The more advanced and reliable form of error detection and correction protocol in the memory system is Error Checking Correcting (or Error Checking Code, or Error Checking Circuit), also known as ECC. ECC became available in Pentium class systems, and is only available in systems that support ECC mode. The ECC protocol will detect single and multi-bit errors, and correct single bit errors automatically. It does this by a complex algorithm that requires 7 bits to protect 32 bits, or 8 bits to protect 64 bits.
ECC requires special circuitry that is encoded in the chipset of the motherboard. Most chipsets that support ECC also include a way to report corrected errors to the operating system. Therefore it is up to the operating system to support these reports. Windows NT and Linux both support these messages.
Is also important to note that ECC mode will cause a 2% to 3% slowdown in system performance as the memory controller will need to generate and work with this error detection and correction algorithm.

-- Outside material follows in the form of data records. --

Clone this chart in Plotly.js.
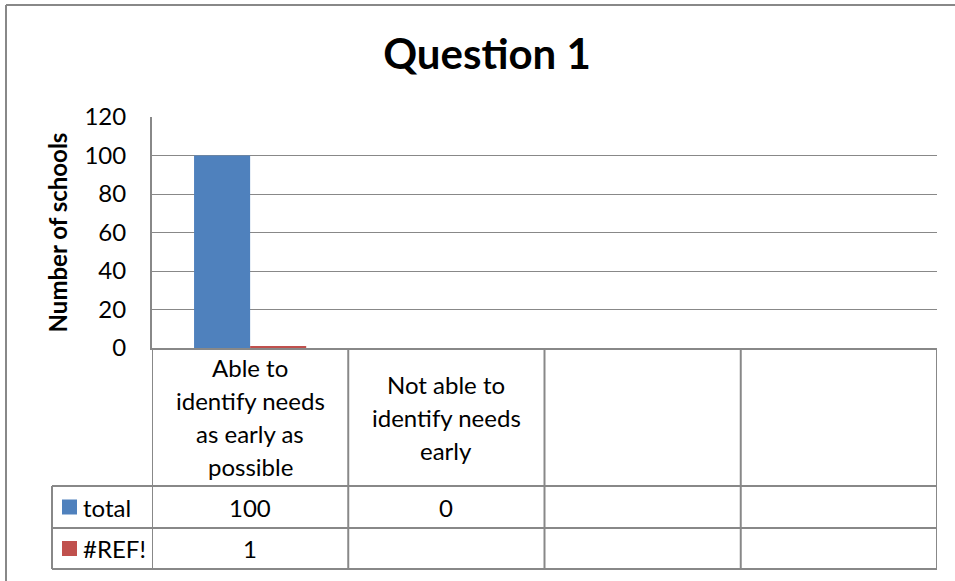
<!DOCTYPE html>
<html>
<head>
<meta charset="utf-8">
<script src="https://cdn.plot.ly/plotly-3.0.1.min.js"></script>
<style>
  html, body { margin: 0; padding: 0; background: #fff; }
  #chart { width: 955px; height: 581px; }
</style>
</head>
<body>
<div id="chart"></div>
<script>
// Chart data
var chartTitle = 'Question 1';
var yTitle = 'Number of schools';
var categories = ['Able to<br>identify needs<br>as early as<br>possible', 'Not able to<br>identify needs<br>early', '', ''];
var seriesNames = ['total', '#REF!'];
var totalValues = [100, 0, null, null];
var refValues = [1, null, null, null];
var yTicks = [0, 20, 40, 60, 80, 100, 120];

var colors = ['#4F81BD', '#C0504D'];
var lineColor = '#888888';
var font = 'Lato, "Open Sans", sans-serif';
var textSize = 24;

// Geometry (pixels)
var W = 955, H = 581;
var L = 152, R = 937, T = 117, B = 348;
var rowTops = [486, 528, 569];
var tableLeft = 52;
var px2x = function (p) { return (p - L) / (R - L); };
var py2y = function (p) { return (B - p) / (B - T); };

var xIdx = categories.map(function (c, i) { return i; });
var seriesValues = [totalValues, refValues];

var traces = seriesValues.map(function (vals, s) {
  return {
    type: 'bar',
    name: seriesNames[s],
    x: xIdx,
    y: vals,
    marker: { color: colors[s] },
    hoverinfo: 'skip'
  };
});

var shapes = [];
var annotations = [];

// Vertical table lines at category boundaries
for (var i = 0; i <= categories.length; i++) {
  shapes.push({
    type: 'line', xref: 'x', yref: 'paper',
    x0: i - 0.5, x1: i - 0.5, y0: 0, y1: py2y(rowTops[2]),
    line: { color: lineColor, width: 2 }
  });
}
// Horizontal rows of the data table
rowTops.forEach(function (p) {
  shapes.push({
    type: 'line', xref: 'paper', yref: 'paper',
    x0: px2x(tableLeft), x1: 1, y0: py2y(p), y1: py2y(p),
    line: { color: lineColor, width: 2 }
  });
});
// Left edge of the legend column
shapes.push({
  type: 'line', xref: 'paper', yref: 'paper',
  x0: px2x(tableLeft), x1: px2x(tableLeft), y0: py2y(rowTops[0]), y1: py2y(rowTops[2]),
  line: { color: lineColor, width: 2 }
});
// Outer chart border (left and top)
shapes.push({
  type: 'line', xref: 'paper', yref: 'paper',
  x0: px2x(6), x1: px2x(6), y0: py2y(5), y1: py2y(H + 5),
  line: { color: lineColor, width: 2 }
});
shapes.push({
  type: 'line', xref: 'paper', yref: 'paper',
  x0: px2x(6), x1: px2x(W + 5), y0: py2y(5), y1: py2y(5),
  line: { color: lineColor, width: 2 }
});

// Category labels, one annotation per line
var catCenter = (B + rowTops[0]) / 2;
var lineGap = 33;
categories.forEach(function (c, i) {
  if (!c) return;
  var lines = c.split('<br>');
  lines.forEach(function (txt, k) {
    var py = catCenter + (k - (lines.length - 1) / 2) * lineGap;
    annotations.push({
      xref: 'x', yref: 'paper', x: i, y: py2y(py),
      text: txt, showarrow: false, xanchor: 'center', yanchor: 'middle',
      font: { family: font, size: textSize, color: '#000' }
    });
  });
});

// Data table rows with legend keys
seriesValues.forEach(function (vals, s) {
  var top = rowTops[s], bot = rowTops[s + 1];
  var mid = (top + bot) / 2;
  shapes.push({
    type: 'rect', xref: 'paper', yref: 'paper',
    x0: px2x(62), x1: px2x(77), y0: py2y(mid - 7.5), y1: py2y(mid + 7.5),
    fillcolor: colors[s], line: { width: 0 }
  });
  annotations.push({
    xref: 'paper', yref: 'paper', x: px2x(81), y: py2y(mid),
    text: seriesNames[s], showarrow: false, xanchor: 'left', yanchor: 'middle',
    font: { family: font, size: textSize, color: '#000' }
  });
  vals.forEach(function (v, i) {
    if (v === null || v === undefined) return;
    annotations.push({
      xref: 'x', yref: 'paper', x: i, y: py2y(mid),
      text: String(v), showarrow: false, xanchor: 'center', yanchor: 'middle',
      font: { family: font, size: textSize, color: '#000' }
    });
  });
});

var layout = {
  width: W, height: H,
  margin: { l: L, r: W - R, t: T, b: H - B, pad: 0 },
  paper_bgcolor: '#fff', plot_bgcolor: '#fff',
  showlegend: false,
  barmode: 'group',
  bargap: 1.5 / 3.5,
  bargroupgap: 0,
  title: {
    text: '<b>' + chartTitle + '</b>',
    font: { family: font, size: 42, color: '#000' },
    x: 487 / W, xref: 'container', xanchor: 'center',
    y: 1 - 54 / H, yref: 'container', yanchor: 'middle'
  },
  xaxis: {
    type: 'linear', range: [-0.5, categories.length - 0.5],
    showticklabels: false, ticks: '', showgrid: false, zeroline: false,
    showline: true, linecolor: lineColor, linewidth: 2, fixedrange: true
  },
  yaxis: {
    range: [0, 120], tickvals: yTicks, ticktext: yTicks.map(String),
    showgrid: true, gridcolor: lineColor, gridwidth: 1,
    zeroline: false, showline: true, linecolor: lineColor, linewidth: 2,
    ticks: '', ticklabelstandoff: 19,
    tickfont: { family: font, size: textSize, color: '#000' },
    title: {
      text: '<b>' + yTitle + '</b>', standoff: 10,
      font: { family: font, size: 24, color: '#000' }
    },
    fixedrange: true
  },
  shapes: shapes,
  annotations: annotations
};

Plotly.newPlot('chart', traces, layout, { displayModeBar: false, staticPlot: true });
</script>
</body>
</html>
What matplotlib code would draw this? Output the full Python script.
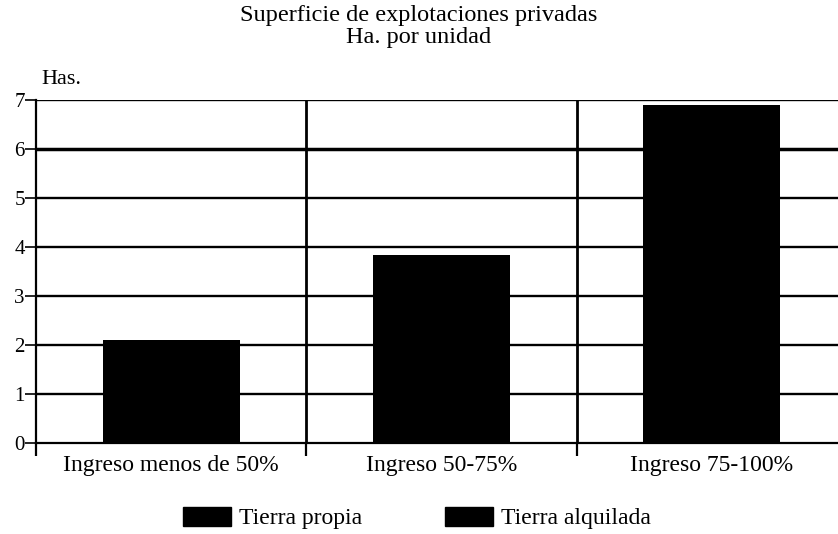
import matplotlib.pyplot as plt
from matplotlib.patches import Patch

categories = ["Ingreso menos de 50%", "Ingreso 50-75%", "Ingreso 75-100%"]
hectareas = [2.10, 3.84, 6.90]
legend_labels = ["Tierra propia", "Tierra alquilada"]
yticks = [0, 1, 2, 3, 4, 5, 6, 7]

plt.rcParams['font.family'] = ['Liberation Serif', 'DejaVu Serif']

fig = plt.figure(figsize=(8.38, 5.34), dpi=100)
ax = fig.add_axes([36 / 838, (534 - 443) / 534, (838 - 36) / 838, (443 - 100) / 534])

x = range(len(categories))
ax.bar(x, hectareas, width=0.507, color='black', zorder=3)

# grid lines and category separators
for y in yticks[1:]:
    ax.axhline(y, color='black', lw=2.5 if y == 6 else 1.7, zorder=1)
ax.vlines([0.5, 1.5], 0, 7, color='black', lw=2, zorder=1)

ax.set_xlim(-0.5, 2.467)
ax.set_ylim(0, 7)
ax.spines['top'].set_visible(False)
ax.spines['right'].set_visible(False)
ax.spines['left'].set_linewidth(1.6)
ax.spines['bottom'].set_linewidth(1.6)

ax.set_yticks(yticks)
ax.tick_params(axis='y', length=8, width=1.2, labelsize=15, pad=0)
ax.set_xticks(list(x))
ax.set_xticklabels(categories)
ax.tick_params(axis='x', length=0, labelsize=17, pad=9)
ax.set_xticks([-0.5, 0.5, 1.5], minor=True)
ax.tick_params(axis='x', which='minor', length=9, width=1.6, direction='out')

ax.text(-0.48, 7.22, "Has.", fontsize=16, ha='left', va='bottom')
fig.text(0.5, 0.99, "Superficie de explotaciones privadas\nHa. por unidad",
         ha='center', va='top', fontsize=17.5, linespacing=1.02)

handles = [Patch(facecolor='black', edgecolor='black') for _ in legend_labels]
fig.legend(handles, legend_labels, loc='center', bbox_to_anchor=(417 / 838, 1 - 518 / 534),
           ncol=2, frameon=False, fontsize=17, handlelength=2.03, handleheight=0.85,
           handletextpad=0.35, columnspacing=3.5)

fig.savefig("out.png", dpi=100)
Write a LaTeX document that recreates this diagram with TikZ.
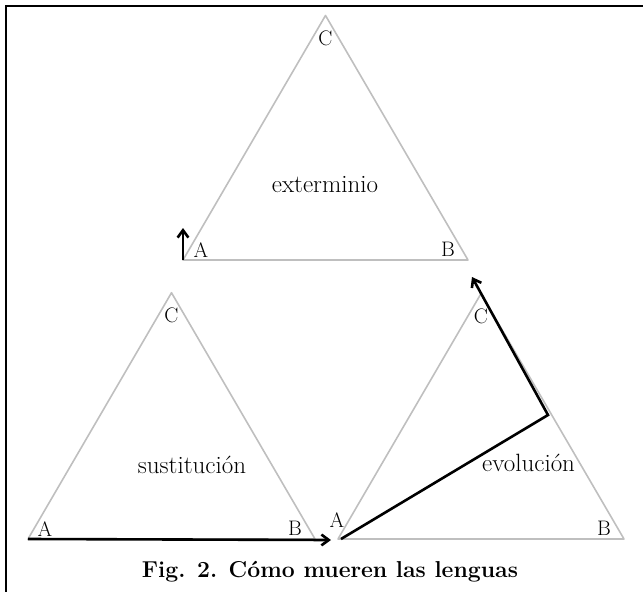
\documentclass[tikz,border=0pt]{standalone}
\usetikzlibrary{arrows.meta}

\begin{document}
\begin{tikzpicture}[x=1pt, y=-1pt, every node/.style={font=\fontsize{25}{28}\selectfont},
	side/.style={draw=black!25, line width=1.6pt, line join=round},
	mov/.style={draw=black, line width=2.6pt, -{Straight Barb[length=2.6mm, width=3.8mm]}},
	vlab/.style={inner sep=0pt, font=\fontsize{21}{24}\selectfont}]
	\useasboundingbox (0,0) rectangle (643,592);
	\draw[line width=1.8pt] (6,592) -- (6,6) -- (643,6);
	% the three triangles
	\foreach \t/\ax/\ay/\w in {ext/183/260/285, sus/28/539/287, evo/338/539/286} {
		\coordinate (\t A) at (\ax,\ay);
		\coordinate (\t B) at (\ax+\w,\ay);
		\coordinate (\t C) at (\ax+0.5*\w,\ay-0.858*\w);
		\path[side] (\t A) -- (\t B) -- (\t C) -- cycle;
		\node[vlab] at ([yshift=-23pt]\t C) {C};
		\node[vlab] at ([shift={(-20pt,11pt)}]\t B) {B};
	}
	\node[vlab] at ([shift={(18pt,10pt)}]extA) {A};
	\node[vlab] at ([shift={(17pt,10pt)}]susA) {A};
	\node[vlab] at ([shift={(-1pt,19pt)}]evoA) {A};
	\node (ext) at (325,185) {exterminio};
	\node (sus) at (192,465) {sustituci\'on};
	\node[anchor=west, inner sep=0pt] (evo) at (482,463) {evoluci\'on};
	% the moves
	\coordinate (evoM) at (548,415);
	\coordinate (evoE) at (472,277);
	\coordinate (susE) at (331,540);
	\coordinate (extE) at (183,228);
	\path[mov] (extA) -- (extE);
	\path[mov] (susA) -- (susE);
	\path[mov] ([xshift=3pt]evoA) -- (evoM) -- (evoE);
	\node[font=\bfseries\fontsize{23}{26}\selectfont] (cap) at (330,572) {Fig. 2. C\'omo mueren las lenguas};
\end{tikzpicture}
\end{document}
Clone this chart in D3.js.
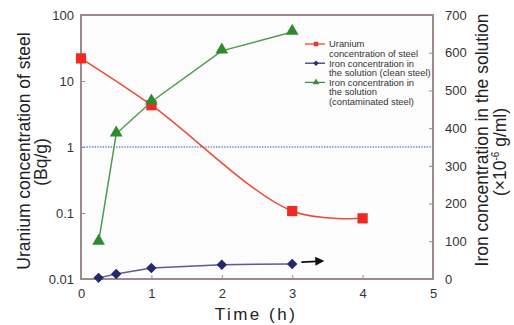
<!DOCTYPE html>
<html>
<head>
<meta charset="utf-8">
<script src="https://cdn.jsdelivr.net/npm/d3@7"></script>
<style>
  body { margin: 0; background: #fff; }
  text { font-family: "Liberation Sans", Arial, sans-serif; }
</style>
</head>
<body>
<div id="wrapper"></div>
<script>
// values
const uraniumTime = [0, 1, 3, 4];
const uraniumConc = [22, 4.3, 0.107, 0.083];

const cleanTime = [0.25, 0.5, 1, 2, 3];
const cleanIron = [3, 13, 29, 38, 40];

const contamTime = [0.25, 0.5, 1, 2, 3];
const contamIron = [98, 385, 470, 605, 655];

const xTicks = [0, 1, 2, 3, 4, 5];
const yLeftTicks = [0.01, 0.1, 1, 10, 100];
const yRightTicks = [0, 100, 200, 300, 400, 500, 600, 700];
const refLevel = 1;
const arrowFrom = 3.13, arrowTo = 3.43, arrowLevel = 45;

const legendItems = [
  {lines: ["Uranium", "concentration of steel"], color: "#e8392b", shape: d3.symbolSquare},
  {lines: ["Iron concentration in", "the solution (clean steel)"], color: "#2c2e7c", shape: d3.symbolDiamond2},
  {lines: ["Iron concentration in", "the solution", "(contaminated steel)"], color: "#3c8c3c", shape: d3.symbolTriangle},
];

const W = 514, H = 325;
const margin = {top: 15, right: 81, bottom: 46, left: 81};
const width = W - margin.left - margin.right;
const height = H - margin.top - margin.bottom;

const svg = d3.select(`#wrapper`)
  .append(`svg`)
  .attr(`width`, W)
  .attr(`height`, H);

const g = svg.append(`g`)
  .attr(`transform`, `translate(${margin.left}, ${margin.top})`);

const x = d3.scaleLinear().domain([0, 5]).range([0, width]);
const yL = d3.scaleLog().domain([0.01, 100]).range([height, 0]);
const yR = d3.scaleLinear().domain([0, 700]).range([height, 0]);

g.append(`rect`)
  .attr(`width`, width).attr(`height`, height)
  .attr(`fill`, `#fcfcfc`);

// axes with inward ticks
const axisColor = `#9a8c8a`;
const styleAxis = sel => {
  sel.select(`.domain`).remove();
  sel.selectAll(`line`).attr(`stroke`, axisColor);
  sel.selectAll(`text`).attr(`fill`, `#333`).attr(`font-size`, 13);
};

g.append(`g`)
  .attr(`transform`, `translate(0, ${height})`)
  .call(d3.axisBottom(x).tickValues(xTicks).tickFormat(d3.format(`d`)).tickSizeInner(-4).tickSizeOuter(0).tickPadding(10))
  .call(styleAxis)
  .call(s => s.selectAll(`.tick`).filter(d => d === 0 || d === 5).select(`line`).remove());

g.append(`g`)
  .call(d3.axisLeft(yL).tickValues(yLeftTicks).tickFormat(d => String(d)).tickSizeInner(-4).tickSizeOuter(0).tickPadding(7))
  .call(styleAxis)
  .call(s => s.selectAll(`.tick`).filter(d => d === 0.01 || d === 100).select(`line`).remove());

g.append(`g`)
  .attr(`transform`, `translate(${width}, 0)`)
  .call(d3.axisRight(yR).tickValues(yRightTicks).tickSizeInner(-4).tickSizeOuter(0).tickPadding(12))
  .call(styleAxis)
  .call(s => s.selectAll(`.tick`).filter(d => d === 0 || d === 700).select(`line`).remove());

g.append(`rect`)
  .attr(`width`, width).attr(`height`, height)
  .attr(`fill`, `none`)
  .attr(`stroke`, axisColor)
  .attr(`stroke-width`, 2);

// reference dotted line
g.append(`line`)
  .attr(`x1`, 0).attr(`x2`, width)
  .attr(`y1`, yL(refLevel)).attr(`y2`, yL(refLevel))
  .attr(`stroke`, `#6d8fd6`)
  .attr(`stroke-width`, 1.5)
  .attr(`stroke-dasharray`, `1.5,1.2`);

// series
const uranium = uraniumTime.map((t, i) => [x(t), yL(uraniumConc[i])]);
const clean = cleanTime.map((t, i) => [x(t), yR(cleanIron[i])]);
const contam = contamTime.map((t, i) => [x(t), yR(contamIron[i])]);

g.append(`path`)
  .attr(`d`, d3.line().curve(d3.curveCatmullRom.alpha(0.5))(uranium))
  .attr(`fill`, `none`).attr(`stroke`, `#ec4a36`).attr(`stroke-width`, 1.5);

g.append(`path`)
  .attr(`d`, d3.line()(contam))
  .attr(`fill`, `none`).attr(`stroke`, `#4f9a4f`).attr(`stroke-width`, 1.5);

g.append(`path`)
  .attr(`d`, d3.line()(clean))
  .attr(`fill`, `none`).attr(`stroke`, `#5e5a9a`).attr(`stroke-width`, 1.5);

g.selectAll(`.sq`).data(uranium).join(`path`)
  .attr(`d`, d3.symbol().type(d3.symbolSquare).size(105))
  .attr(`transform`, d => `translate(${d[0]},${d[1]})`)
  .attr(`fill`, `#ee2a22`);

g.selectAll(`.tri`).data(contam).join(`path`)
  .attr(`d`, d3.symbol().type(d3.symbolTriangle).size(70))
  .attr(`transform`, d => `translate(${d[0]},${d[1] - 1})`)
  .attr(`fill`, `#2f8a2f`);

g.selectAll(`.dia`).data(clean).join(`path`)
  .attr(`d`, d3.symbol().type(d3.symbolDiamond2).size(70))
  .attr(`transform`, d => `translate(${d[0]},${d[1]})`)
  .attr(`fill`, `#26286e`);

// arrow
svg.append(`defs`).append(`marker`)
  .attr(`id`, `arrowhead`)
  .attr(`viewBox`, `0 0 10 10`)
  .attr(`refX`, 8).attr(`refY`, 5)
  .attr(`markerWidth`, 5).attr(`markerHeight`, 5)
  .attr(`orient`, `auto`)
  .append(`path`).attr(`d`, `M0,0L10,5L0,10z`).attr(`fill`, `#111`);

g.append(`line`)
  .attr(`x1`, x(arrowFrom)).attr(`x2`, x(arrowTo))
  .attr(`y1`, yR(arrowLevel)).attr(`y2`, yR(arrowLevel) - 1)
  .attr(`stroke`, `#111`).attr(`stroke-width`, 1.8)
  .attr(`marker-end`, `url(#arrowhead)`);

// legend
const pitch = 9.6;
const legend = svg.append(`g`).attr(`transform`, `translate(305, 44)`);
let ly = 0;
legendItems.forEach(item => {
  legend.append(`line`)
    .attr(`x1`, 0).attr(`x2`, 20).attr(`y1`, ly).attr(`y2`, ly)
    .attr(`stroke`, item.color).attr(`stroke-width`, 1.2);
  legend.append(`path`)
    .attr(`d`, d3.symbol().type(item.shape).size(20))
    .attr(`transform`, `translate(11,${ly})`)
    .attr(`fill`, item.color);
  item.lines.forEach((s, i) => {
    legend.append(`text`)
      .attr(`x`, 24).attr(`y`, ly + 3.3 + i * pitch)
      .attr(`font-size`, 9.4).attr(`fill`, `#333`)
      .text(s);
  });
  ly += item.lines.length * pitch;
});

// axis titles
svg.append(`text`)
  .attr(`transform`, `translate(30, 151) rotate(-90)`)
  .attr(`text-anchor`, `middle`).attr(`font-size`, 17.5).attr(`fill`, `#222`)
  .text(`Uranium concentration of steel`);
svg.append(`text`)
  .attr(`transform`, `translate(47, 162) rotate(-90)`)
  .attr(`text-anchor`, `middle`).attr(`font-size`, 17.5).attr(`fill`, `#222`)
  .text(`(Bq/g)`);

svg.append(`text`)
  .attr(`transform`, `translate(488, 140) rotate(-90)`)
  .attr(`text-anchor`, `middle`).attr(`font-size`, 17.5).attr(`fill`, `#222`)
  .text(`Iron concentration in the solution`);
const rt = svg.append(`text`)
  .attr(`transform`, `translate(506, 152) rotate(-90)`)
  .attr(`text-anchor`, `middle`).attr(`font-size`, 17.5).attr(`fill`, `#222`);
rt.append(`tspan`).text(`(×10`);
rt.append(`tspan`).attr(`font-size`, 10).attr(`dy`, -7).text(`-6`);
rt.append(`tspan`).attr(`dy`, 7).text(` g/ml)`);

svg.append(`text`)
  .attr(`x`, 256).attr(`y`, 320)
  .attr(`text-anchor`, `middle`).attr(`font-size`, 17).attr(`fill`, `#222`)
  .attr(`letter-spacing`, 2.5)
  .text(`Time (h)`);
</script>
</body>
</html>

When detecting multi-bit errors, ECC mode will perform in a similar manner to that of parity RAM, in which the parity circuit will report a not-maskable interrupt (NMI) error and halt the processor. It does not however, do any correcting of multi-bit errors. It is important to note however, that multi-bit errors are about as common as being struck by lightning twice in the same day. The upside is that ECC's reporting features make troubleshooting hard memory errors and software bugs much easier.